Once players have completed the game’s preface, the adventure opens up exponentially, as players are tasked with creating (and maintaining) an adventuring party. Each of the different factions in Dragon’s Age’s world has its own priorities that must be attended to before they can commit to the gamer’s militia. These recruitment quests are both stirring and amazingly intricate, as players are lead through boundless tests of allegiances, where each decision is superbly murky.
One of the fundamental components of any RPG is its combat system- its quality can make or break a game. Few gamers are willing to trek through a protracted adventure if battles feel unfulfilling. On the upper skill levels, Dragon’s Ages skirmishes are consistently challenging and gratifying. Although conflict plays out in real time, it’s mostly statistically-based, examining the difference in attack and defense scores to inmate a successful strike. Players can pause the action at any time to bring up the game’s rotary command ring, which can order team members to quaff a potion, or even alter their tactics. While most of the game’s sword and arrow fodder are easily dispatched, larger foes will require a healthy dose of micro-management to slay.

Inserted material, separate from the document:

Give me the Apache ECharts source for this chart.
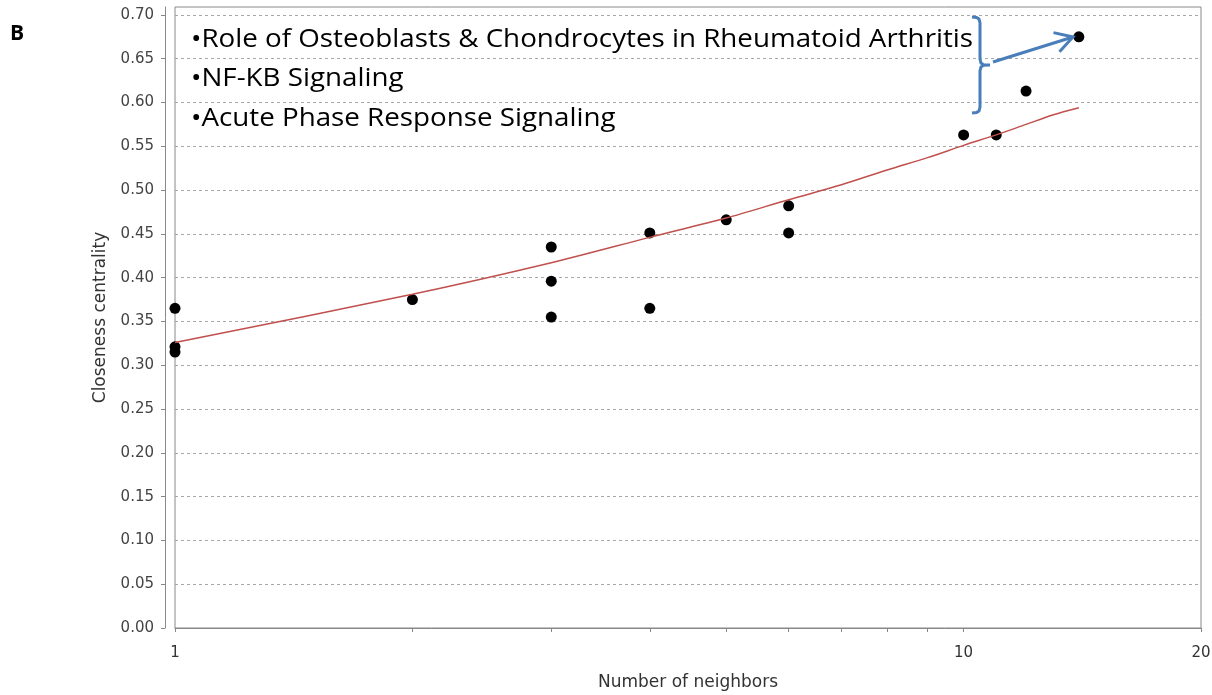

Role players with an insatiable loot fetish, should find gratification in Dragon Age: Origins. Defeated foes, chests, and other treasure-concealing containers offer an eye-catching shimmer to entice inspection. Players will find the requisite collection of weapons, armor, potions, and coinage; only in the game’s later hours does the plunder ever edge on redundancy. As is typical to the genre, weapons and armor have powers that alter the player’s statistics, or even be augmented with a found rune.
Visually, Dragon Age seems stifled by its single disk of content. While the game’s characters and settings are competently rendered, sporadic close-up shots can look blurry or pixelated. The title’s single signature effect is an enduring blood splatter on characters faces and armor, which seems to convey the savagery to combat. The game’s aural palette stands out as an RPG exemplar; both the game’s stirring music and voice-over work are of the highest caliber.
Dragon Age: Origins offers one of the most expansive and intricate role-playing experiences ever presented to console gamers. Although novice adventurers may be overcome by the title’s complexity and duration, RPG veterans will bask in the game’s dazzling discursiveness. From the title’s exceptional voice-work to its consummate weaving of narrative fibers, Dragon Age: Origins stands as one of most immersive gaming experiences on the current hardware generation.